“There is nothing new under the sun…”

circlesofinfluence1

Is there anything new under the sun? A friend of mine once worried that she had nothing to contribute to the ever-growing body of words. “How can my story be worth reading?” she asked. “It’s not original. This story has been done over and over again.”

True, I told her. The events in the story may have happened in another story. And maybe I had even read that story, or imagined it myself.

But it doesn’t matter.

Because she had never told that story. And that’s what makes it worthwhile. No one could tell it like she could. No one else would tell it like she would. I don’t care how many monkeys you put in the room, even if they can eventually recreate Shakespearean plays, no one else will put those words together in quite that way.

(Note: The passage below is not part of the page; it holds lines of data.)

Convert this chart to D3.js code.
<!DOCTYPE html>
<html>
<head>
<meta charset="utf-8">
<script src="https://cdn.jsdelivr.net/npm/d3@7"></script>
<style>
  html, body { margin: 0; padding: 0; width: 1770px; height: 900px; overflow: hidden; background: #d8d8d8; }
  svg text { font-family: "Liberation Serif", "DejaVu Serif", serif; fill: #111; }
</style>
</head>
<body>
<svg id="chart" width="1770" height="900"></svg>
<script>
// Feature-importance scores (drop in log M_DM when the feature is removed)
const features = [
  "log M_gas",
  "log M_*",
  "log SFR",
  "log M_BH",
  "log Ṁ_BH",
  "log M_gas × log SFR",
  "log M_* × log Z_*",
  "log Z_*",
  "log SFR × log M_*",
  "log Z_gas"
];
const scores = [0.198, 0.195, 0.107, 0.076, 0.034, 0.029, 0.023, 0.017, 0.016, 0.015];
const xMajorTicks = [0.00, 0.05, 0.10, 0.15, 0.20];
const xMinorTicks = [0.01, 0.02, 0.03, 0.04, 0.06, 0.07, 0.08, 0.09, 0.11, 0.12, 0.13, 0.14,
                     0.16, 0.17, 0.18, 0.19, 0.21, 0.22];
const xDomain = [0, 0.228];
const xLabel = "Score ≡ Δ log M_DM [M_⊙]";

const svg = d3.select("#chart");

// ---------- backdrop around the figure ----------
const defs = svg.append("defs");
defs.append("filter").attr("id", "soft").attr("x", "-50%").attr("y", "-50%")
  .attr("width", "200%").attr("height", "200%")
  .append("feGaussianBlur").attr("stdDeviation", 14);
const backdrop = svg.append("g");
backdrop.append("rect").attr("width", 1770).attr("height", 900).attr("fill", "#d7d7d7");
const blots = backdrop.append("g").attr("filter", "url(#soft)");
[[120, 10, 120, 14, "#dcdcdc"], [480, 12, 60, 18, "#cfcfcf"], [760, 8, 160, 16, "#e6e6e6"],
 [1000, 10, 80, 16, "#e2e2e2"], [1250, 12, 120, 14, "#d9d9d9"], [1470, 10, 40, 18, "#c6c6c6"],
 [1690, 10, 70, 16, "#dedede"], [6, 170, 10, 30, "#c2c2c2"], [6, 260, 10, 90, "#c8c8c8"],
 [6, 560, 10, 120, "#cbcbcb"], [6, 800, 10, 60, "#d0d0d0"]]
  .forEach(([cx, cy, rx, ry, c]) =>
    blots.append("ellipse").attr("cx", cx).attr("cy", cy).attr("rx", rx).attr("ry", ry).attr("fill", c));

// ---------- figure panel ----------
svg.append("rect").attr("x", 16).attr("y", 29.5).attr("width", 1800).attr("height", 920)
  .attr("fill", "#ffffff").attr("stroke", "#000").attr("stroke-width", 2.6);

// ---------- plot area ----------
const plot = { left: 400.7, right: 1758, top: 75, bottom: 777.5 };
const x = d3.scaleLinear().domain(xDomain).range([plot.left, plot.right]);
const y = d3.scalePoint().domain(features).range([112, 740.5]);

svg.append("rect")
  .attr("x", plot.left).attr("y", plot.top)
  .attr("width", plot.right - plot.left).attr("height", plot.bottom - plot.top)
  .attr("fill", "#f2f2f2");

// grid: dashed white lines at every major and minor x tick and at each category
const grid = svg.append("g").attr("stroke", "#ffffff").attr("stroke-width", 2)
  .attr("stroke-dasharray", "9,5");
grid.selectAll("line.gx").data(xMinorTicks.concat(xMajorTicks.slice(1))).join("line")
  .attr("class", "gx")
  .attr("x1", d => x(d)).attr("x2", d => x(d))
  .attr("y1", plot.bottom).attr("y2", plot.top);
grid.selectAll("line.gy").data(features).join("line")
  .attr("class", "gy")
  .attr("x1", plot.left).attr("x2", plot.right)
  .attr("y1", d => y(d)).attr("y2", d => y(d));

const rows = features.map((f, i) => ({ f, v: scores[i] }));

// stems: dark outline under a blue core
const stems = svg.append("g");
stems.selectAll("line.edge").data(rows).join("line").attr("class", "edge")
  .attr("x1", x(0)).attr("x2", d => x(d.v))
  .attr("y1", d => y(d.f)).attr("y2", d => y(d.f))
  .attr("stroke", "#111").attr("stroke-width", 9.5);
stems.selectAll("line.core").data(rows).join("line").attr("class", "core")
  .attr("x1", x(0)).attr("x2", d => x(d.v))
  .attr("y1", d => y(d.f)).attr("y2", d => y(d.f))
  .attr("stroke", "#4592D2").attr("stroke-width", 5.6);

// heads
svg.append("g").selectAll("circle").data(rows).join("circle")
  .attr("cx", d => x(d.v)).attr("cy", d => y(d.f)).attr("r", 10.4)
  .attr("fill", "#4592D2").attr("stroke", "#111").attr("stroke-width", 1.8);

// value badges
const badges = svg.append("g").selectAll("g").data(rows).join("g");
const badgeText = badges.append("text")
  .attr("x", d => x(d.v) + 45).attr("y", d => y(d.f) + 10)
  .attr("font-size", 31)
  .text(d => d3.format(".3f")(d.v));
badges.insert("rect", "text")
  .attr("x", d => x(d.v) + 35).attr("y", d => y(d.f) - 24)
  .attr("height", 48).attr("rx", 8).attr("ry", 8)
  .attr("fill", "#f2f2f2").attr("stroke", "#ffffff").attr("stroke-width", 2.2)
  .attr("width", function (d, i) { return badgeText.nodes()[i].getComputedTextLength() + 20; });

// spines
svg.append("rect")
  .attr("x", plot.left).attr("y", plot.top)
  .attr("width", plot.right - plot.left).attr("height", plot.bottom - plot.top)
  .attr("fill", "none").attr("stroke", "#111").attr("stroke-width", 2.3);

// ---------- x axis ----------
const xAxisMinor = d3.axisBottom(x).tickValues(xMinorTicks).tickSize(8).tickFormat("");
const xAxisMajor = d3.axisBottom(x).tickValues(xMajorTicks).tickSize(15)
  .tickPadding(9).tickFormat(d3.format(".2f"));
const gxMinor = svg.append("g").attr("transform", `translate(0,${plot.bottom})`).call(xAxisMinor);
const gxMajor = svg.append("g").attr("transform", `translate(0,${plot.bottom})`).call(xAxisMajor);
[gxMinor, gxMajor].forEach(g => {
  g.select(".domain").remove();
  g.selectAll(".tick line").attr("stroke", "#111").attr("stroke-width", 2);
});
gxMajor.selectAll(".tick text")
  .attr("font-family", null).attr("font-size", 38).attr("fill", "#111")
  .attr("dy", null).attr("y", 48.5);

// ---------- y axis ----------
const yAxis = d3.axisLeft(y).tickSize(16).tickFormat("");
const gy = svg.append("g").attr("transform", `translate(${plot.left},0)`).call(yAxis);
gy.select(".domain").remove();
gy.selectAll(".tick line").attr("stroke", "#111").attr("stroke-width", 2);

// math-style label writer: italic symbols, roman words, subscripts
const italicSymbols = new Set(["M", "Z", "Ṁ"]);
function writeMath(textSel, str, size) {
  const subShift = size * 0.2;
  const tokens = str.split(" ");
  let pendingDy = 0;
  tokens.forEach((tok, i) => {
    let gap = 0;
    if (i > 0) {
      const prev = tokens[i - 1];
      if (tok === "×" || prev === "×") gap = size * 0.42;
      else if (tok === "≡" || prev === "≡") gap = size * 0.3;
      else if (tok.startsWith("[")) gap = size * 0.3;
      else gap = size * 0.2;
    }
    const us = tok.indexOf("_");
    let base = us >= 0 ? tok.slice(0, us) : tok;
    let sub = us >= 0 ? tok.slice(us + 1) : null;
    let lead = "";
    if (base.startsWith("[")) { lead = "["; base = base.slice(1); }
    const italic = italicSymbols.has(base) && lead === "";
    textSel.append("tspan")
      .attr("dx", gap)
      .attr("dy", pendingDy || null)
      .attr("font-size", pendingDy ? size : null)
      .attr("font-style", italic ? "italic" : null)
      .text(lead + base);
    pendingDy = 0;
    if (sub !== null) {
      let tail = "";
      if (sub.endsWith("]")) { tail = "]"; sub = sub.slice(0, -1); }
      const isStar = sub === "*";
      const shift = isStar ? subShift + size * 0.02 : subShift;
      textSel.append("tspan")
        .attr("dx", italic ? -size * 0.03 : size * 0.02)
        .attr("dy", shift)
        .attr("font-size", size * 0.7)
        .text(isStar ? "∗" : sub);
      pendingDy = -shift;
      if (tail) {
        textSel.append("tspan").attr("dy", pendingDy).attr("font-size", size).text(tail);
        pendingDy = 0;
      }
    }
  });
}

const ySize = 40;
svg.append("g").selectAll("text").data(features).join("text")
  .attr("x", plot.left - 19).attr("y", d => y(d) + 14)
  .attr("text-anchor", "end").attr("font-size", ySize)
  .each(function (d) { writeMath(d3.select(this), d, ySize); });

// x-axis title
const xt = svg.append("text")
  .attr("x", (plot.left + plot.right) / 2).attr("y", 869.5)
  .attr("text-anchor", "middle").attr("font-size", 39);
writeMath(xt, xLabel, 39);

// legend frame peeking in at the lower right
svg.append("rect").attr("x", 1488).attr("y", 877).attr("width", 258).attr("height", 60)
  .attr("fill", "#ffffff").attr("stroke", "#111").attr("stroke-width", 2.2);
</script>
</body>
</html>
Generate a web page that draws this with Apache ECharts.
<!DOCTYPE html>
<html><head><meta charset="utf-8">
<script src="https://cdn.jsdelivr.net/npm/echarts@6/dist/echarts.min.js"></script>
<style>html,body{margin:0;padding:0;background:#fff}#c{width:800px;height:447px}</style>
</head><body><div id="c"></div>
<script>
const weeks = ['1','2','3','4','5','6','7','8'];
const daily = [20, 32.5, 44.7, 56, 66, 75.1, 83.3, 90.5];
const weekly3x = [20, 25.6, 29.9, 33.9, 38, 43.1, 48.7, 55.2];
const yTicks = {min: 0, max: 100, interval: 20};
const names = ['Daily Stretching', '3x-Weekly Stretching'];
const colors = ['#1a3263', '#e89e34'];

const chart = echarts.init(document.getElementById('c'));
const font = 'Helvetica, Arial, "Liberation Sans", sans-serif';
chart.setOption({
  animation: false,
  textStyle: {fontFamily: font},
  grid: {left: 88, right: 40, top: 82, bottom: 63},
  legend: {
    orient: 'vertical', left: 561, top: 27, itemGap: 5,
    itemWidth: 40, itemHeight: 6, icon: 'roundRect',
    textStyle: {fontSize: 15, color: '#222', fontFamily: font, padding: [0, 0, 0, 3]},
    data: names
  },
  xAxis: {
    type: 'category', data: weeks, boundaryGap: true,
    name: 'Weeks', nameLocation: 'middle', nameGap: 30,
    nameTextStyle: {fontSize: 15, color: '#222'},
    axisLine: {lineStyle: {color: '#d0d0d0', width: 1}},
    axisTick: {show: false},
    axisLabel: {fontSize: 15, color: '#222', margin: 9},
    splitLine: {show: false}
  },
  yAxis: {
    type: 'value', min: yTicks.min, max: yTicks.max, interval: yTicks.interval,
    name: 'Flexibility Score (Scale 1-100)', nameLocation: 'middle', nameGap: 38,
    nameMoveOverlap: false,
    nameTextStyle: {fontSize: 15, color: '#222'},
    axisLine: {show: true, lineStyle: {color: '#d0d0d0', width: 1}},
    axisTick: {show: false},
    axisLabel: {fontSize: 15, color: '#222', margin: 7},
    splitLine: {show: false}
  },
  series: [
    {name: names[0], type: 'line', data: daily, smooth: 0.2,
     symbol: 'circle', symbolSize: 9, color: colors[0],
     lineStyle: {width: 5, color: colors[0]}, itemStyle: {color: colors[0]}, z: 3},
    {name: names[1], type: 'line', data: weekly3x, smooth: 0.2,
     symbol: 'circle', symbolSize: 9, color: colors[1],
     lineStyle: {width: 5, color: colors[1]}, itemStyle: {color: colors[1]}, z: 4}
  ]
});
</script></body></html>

No one will focus on the things she will focus on. No one will emphasize the features that she thinks deserve emphasis.

And so I told her that her story was worthwhile, was valuable, was worth sharing, and it was worth doing all of that as only she could do it.

I think this is a valuable lesson for those of us writing now, in a world flooded with words, flooded with stories and versions and retellings about anything we have thought about. Harold Bloom wrote about the anxiety of influence, the idea that because all authors unconsciously absorb the patterns, tendencies, styles, etc. from the books they read, they also unconsciously repeat those motifs in their own writing–thus making their own writing an amalgamation of the ideas they have collected over a lifetime of reading and listening and watching and learning. All current writing is influenced by the writers and thinkers of the past. You can’t escape the influence. And so, there is nothing new under the sun, and it’s all been said before. Maybe, but you’ve never said it before.

You can hate on Stephenie Meyer and her vampires all you want, but she definitely struck a chord with her readers. And what did she write about? Vampires plus high school romance. Both of which have been done before, and done again and again and again, and yet, Meyer’s story captivated millions of readers. Some of them may have read their Stoker, or maybe they had only heard of vampires from tv or movies, but it didn’t matter. Readers drink it in anyway because this was a new story, a slightly different tale with small changes (sparkle anyone?). I write cheesy romances with vampires–done and done and done again! But my vampires are MY vampires, and no one else would write about them the way that I do. And that’s why I should write about them.

So don’t worry if your story isn’t brand spanking new original. Don’t worry if it’s been done in ancient times or in a movie last year. You haven’t done it yet.

Give it a try–who knows what chords you may strike?